Studio McGee, which is an interior design firm with beautiful squares on the Gram, draws in homeowners, designers and dreamers who screenshot and save photos for inspiration. McGee & Co. is the products division of the company, which McGee envisioned from the start.

“The furniture industry was a little behind in trusting the internet,” she says. “The manufacturers initially didn’t believe I could market and sell without going through the traditional brick-and-mortar and catalog process. But when people see beautifully styled products online, they want to buy them. And I want to make it easy for them.”

Rules Are Tools

The rules of design and of marketing have both been thrown out the trendy black-framed window, largely because McGee has led the way in what has traditionally been a traditional business model.

“When I first started, we posted a lot of behind-the-scenes photos on our feed — and blogs were still used as blogs,” McGee says. “Now our feeds are more polished, like a portfolio.

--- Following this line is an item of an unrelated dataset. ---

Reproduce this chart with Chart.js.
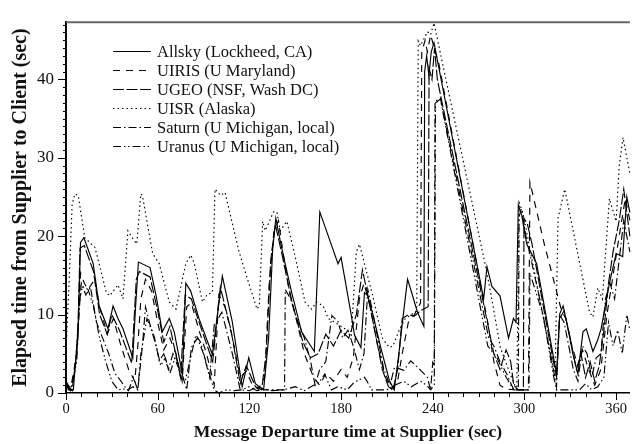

The social media landscape has changed everything. In fact, people look at our feed to see if they want to hire us more than they look at our actual portfolio.”

The behind-the-scenes scene is as important as ever, but the Instastory is the home for the quick videos and less-than-polished pics.

“We are posting throughout the day to foster constant engagement and to build a community,” McGee says.

And although the social media tools have changed, McGee’s vision has been timeless.

“My vision has always been to connect with the audience and to make high-end design feel approachable,” McGee says.

Her 2020 vision involves plenty of video to play, pause and repeat.

“When we started, we were very photo-focused, but now video is a huge component of what we do both on YouTube, our blog and our Stories. We’ve incorporated more capabilities into what we do, and it helps people stay connected,” she says.

Visual Learner

McGee has found that visuals speak louder than words and sales speak louder than scrolling.

“We can usually tell pretty quickly which products are connecting because we have the sales numbers to show us,” McGee says. “I can direct where people’s interests lie and what products they will get excited about by styling them in a space instead of on a white background. People want to see how products live inside a home. And that’s what we do.”

Public relations 3.0.

Market Watch: Studio McGee and McGee & Co. Take Design to Market

  1. Market Target. “Our audience is predominantly female, ages 25 to 45, and they are moving into their first home or building their dream home,” McGee says. “They look to us for inspiration.”
  2. Double Down. McGee & Co. Has doubled in revenue every single year. To kickoff their strategy of selling products wholesale, They filled a warehouse with 30 truckloads of home design items.
  3. Market to Me. As a leading marketer herself, McGee prefers to be marketed to in the same personal way. “My husband and I love to eat, and when we go to New York we try out pizza places rated by a guy we follow on Instagram. His videos are not overly produced or polished, which gives a sense of realness. I like to see the person behind the brand. It builds trust. And it has led me to some really delicious pizza.”

Style File

“I fell in love with light fixtures that I bought for my kitchen. I wanted to carry the fixture in our store McGee & Co., but the manufacturer stopped making them due to low demand. I told the company I had styled it beautifully and knew that it would sell. I convinced them to manufacture a container just for us. It was a big risk on our end, but we sold out of the item completely and the fixture is on backorder. When homeowners see an item in a space, it speaks to them. Items on a white background just don’t sell as well anymore.”